China is also in the midst of a turnaround of its oil and gas industry, traditionally dominated by three oil giants: PetroChina, Sinopec and CNOOC. Last March, the National Development and Reform Commission announced plans to transfer gas and oil midstream assets currently held by the three state-owned firms to a newly created operator. According to Bloomberg, the carve-out could involve assets valued at around 500 billion yuan ($72.4 billion; €64.7 billion).
Xiao Yong, a partner at law firm Dechert, focused on cross-border transactions of Chinese energy companies, says: “The set-up of the company will involve three stages: the injection of existing assets into the firm, the issuing of shares to private investors and, finally, a possible IPO.”
Xiao believes the firm may be of interest to private equity funds with a focus on stable assets with long-term returns. He stresses that initial information does not distinguish between foreign and domestic investors when talking about attracting capital, adding: “I believe that foreign firms will be able to participate.”

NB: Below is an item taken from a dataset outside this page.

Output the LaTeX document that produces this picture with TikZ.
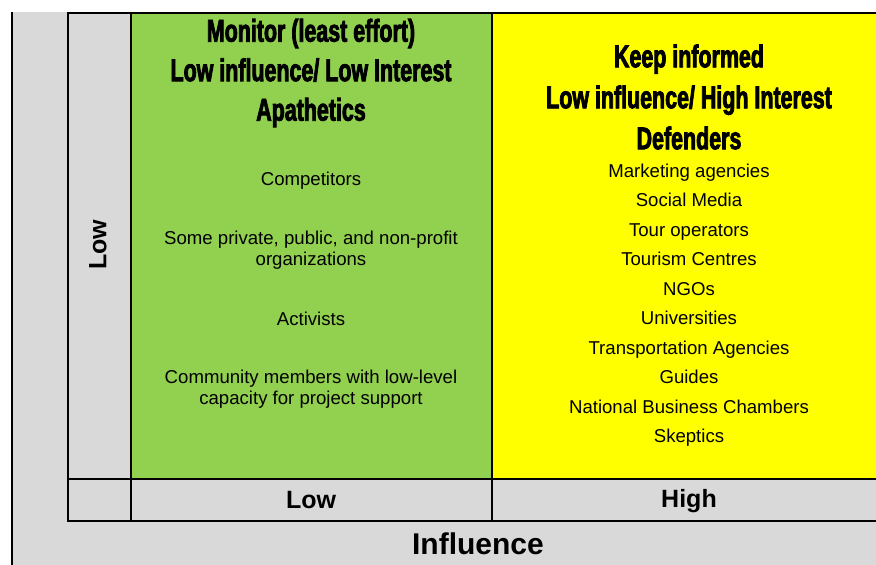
\documentclass[tikz,border=0pt]{standalone}
\usepackage{fontspec}
\setmainfont{Liberation Sans}
\newfontfamily\headfont[FakeStretch=0.68,FakeBold=2.5]{Liberation Sans Bold}
\usetikzlibrary{positioning}

\definecolor{cellgreen}{HTML}{92D050}
\definecolor{cellyellow}{HTML}{FFFF00}
\definecolor{panelgray}{HTML}{D9D9D9}

\tikzset{
  rule/.style={line width=1.6pt},
  heading/.style={align=center, font=\headfont\fontsize{31.5}{39.5}\selectfont},
  entry/.style={align=center, font=\fontsize{18.6}{21}\selectfont},
  axislabel/.style={font=\bfseries\fontsize{25}{28}\selectfont}
}

\begin{document}
\begin{tikzpicture}[x=1pt,y=-1pt]
  \useasboundingbox (0,0) rectangle (876,565);
  \clip (0,0) rectangle (876,565);

  % The gray panel
  \fill[panelgray] (12,12) rectangle (900,600);
  \draw[rule] (12,12) -- (12,600);

  % The two cells
  \fill[cellgreen] (131,13) rectangle (492,479);
  \fill[cellyellow] (492,13) rectangle (886,479);

  % The grid
  \draw[rule] (68,13) rectangle (886,521);
  \draw[rule] (131,13) -- (131,521);
  \draw[rule] (492,13) -- (492,521);
  \draw[rule] (68,479) -- (886,479);

  % Low influence / low interest
  \node[heading] (monitor) at (311,73)
    {Monitor (least effort)\\Low influence/ Low Interest\\Apathetics};
  \node[entry] (competitors) at (311,181) {Competitors};
  \node[entry] (organizations) at (311,250.5)
    {Some private, public, and non-profit\\organizations};
  \node[entry] (activists) at (311,319) {Activists};
  \node[entry] (community) at (311,389.5)
    {Community members with low-level\\capacity for project support};

  % Low influence / high interest
  \node[heading, font=\headfont\fontsize{31.5}{41}\selectfont] (informed) at (689,97)
    {Keep informed\\Low influence/ High Interest\\Defenders};
  \node[entry, font=\fontsize{18.6}{29.5}\selectfont] (defenders) at (689,305)
    {Marketing agencies\\Social Media\\Tour operators\\Tourism Centres\\NGOs\\
     Universities\\Transportation Agencies\\Guides\\National Business Chambers\\Skeptics};

  % The axes
  \node[axislabel, rotate=90] (interest) at (98,245) {Low};
  \node[axislabel] (lowinf) at (311,500) {Low};
  \node[axislabel] (highinf) at (689,501) {High};
  \node[font=\bfseries\fontsize{30}{34}\selectfont] (influence) at (478,544) {Influence};
\end{tikzpicture}
\end{document}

He says that the government moved to further liberalise the downstream sector at the end of last year, unlocking access to “quite profitable” assets. “[It] allowed foreign investors to hold 100 percent ownership of downstream assets,” he explains, up from a previous 30 percent limit. The lawyer says the sector has attracted interest from private equity firms and Middle East companies.
India, which has become one of the major infrastructure markets in the region, is also keen to attract private capital to transmission and distribution assets. “The government has been looking at ways to increase participation of international players in the oil and gas value chain,” says Pranav Master, director of CRISIL Infrastructure Advisory. He points out that opportunities have come in the last couple of years, with developers divesting from city gas distribution projects, and international players and private equity-backed firms bidding for CGD assets: “New players – both strategic and financial – have shown interest in investing in greenfield as well as established [CGD] assets.”
K Ravichandran, senior vice-president and group head of corporate ratings for India’s ICRA credit rating agency, says investors might be “encouraged” by the regulated nature of midstream assets. This includes a 12 percent post-tax return on capital employed for transmission pipeline operators granted by the Petroleum and Natural Gas Regulatory Board.
Despite this, he warns that “the tariff philosophy” followed by the regulator has resulted in “sub-optimal returns”, triggering litigations by incumbent operators: “While the regulator has tried to make amends by changing the regulations, a lot needs to be done before the operators can breathe easy.”
Ravichandran believes gas availability might be another concern, as “depleting domestic gas fields and price-sensitive consumers” have affected LNG demand in the country.
“Consequently, many gas pipelines are operating at much below the normative capacity utilisation, which negatively impacts their regulated returns,” he says.
Master believes India’s efforts to build new pipelines will provide access to consumers eager to start using LNG. “Offtake is not likely to be an issue in the near term, as potential gas consumers are currently using more expensive alternative fuels,” he says.
Overall, both analysts agree that the market will attract international attention as it becomes more transparent and the regulatory framework approaches “some maturity”.
“The regulations provide a level playing field for both domestic and international investors,” Ravichandran says. “However, when international players enter the Indian gas market, tie-ups with domestic companies with deeper local knowledge could be helpful in navigating the approval processes.”
A promising landscape across the region, then.